Originally posted by: Gillbot
i leave them in the freezer while pulling off the data. this usually gives me enough time to make a ghost clone of the entire hdd.

Thats what I plan to do. Just ordered another 1.5TB drive and I've got a 15 ft USB extension cable that I can run to the freezer.
 
Originally posted by: magreen
Suspicious that 2 drives bricked at once? Could there be a power problem w/ your psu?
:shocked:

Originally posted by: phoenix79
As for the PSU, I'm notorious for putting in way too many hard drives over time (my current setup has 7). I am preparing for future expandibility for SLI and more storage.
 
Wow, you dug that one up. My current rig 5 hard drives. The 3 500GB Seagates, the 1.5TB Seagate and a 30GB Raptor. I am not running SLI at the moment and have a PC Power and Cooling 750 Quad PSU. If it's the PSU, then I'm pissed it should be putting out plenty of juice for the system.
 
eh... depending on model each HDD takes 5-10 watts... 10 drives will take 50 to 100 watts, which is nothing in a modern computer.

I had an issue before with a video card and because i was running 6 HDDs everyone told me "its your psu!", ofcourse it wasn't the psu. (they were 5 watt hdds, aka, regular western digital drives)

That being said, your PSU could be damaging your drives for a reason OTHER than having "too many".
 
I've always wondered: Why does "the freezer trick" work? What happens, mechanically, to make the drives work long enough to recover data?
 
It worked for me with a WD 80GB HD that never acted up after spending a few hours in the freezer.
Before that, it started hard locking when the drive got warm.
 
i thought they fixed the seagate 7200.11 with the new bios. did you update your bios? anyhow, I'd get a WD and not buy another seagate 1,5tb again if you already having trouble with one.

this is why I'm going with DVDs now, can't afford to let the drive take so much data in one shot when it dies.

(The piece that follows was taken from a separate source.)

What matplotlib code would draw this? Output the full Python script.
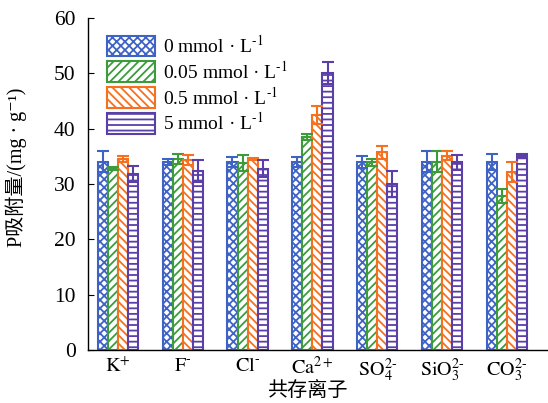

hope you can still save some data off this one.
 
Originally posted by: Ken90630
I've always wondered: Why does "the freezer trick" work? What happens, mechanically, to make the drives work long enough to recover data?
Also curious. Anyone?
 
Originally posted by: ExcaliburMM
Originally posted by: Ken90630
I've always wondered: Why does "the freezer trick" work? What happens, mechanically, to make the drives work long enough to recover data?
Also curious. Anyone?

Because it's usually the drive's electronics that go bad and overheat causing the problem. By frezing it you're pre-cooling the drive. Once it heats back up it dies again so you freeze it again. I plan to just leave mine in the freezer and run a USB cable to my USB/SATA dongle inside the freezer.
 
Uhmmm... That strikes me as completely wrong. It's the mechanical part of the drive that's almost universally blamed for their eventual failure. I don't know for sure, but it strikes me as much more likely to do with the cold making the platters shrink enough to spin and not knock against what they were getting stuck on.
 
shrinking of solid parts (platters, engine, heads, metal parts in general) reduces friction and allows them to spin up again?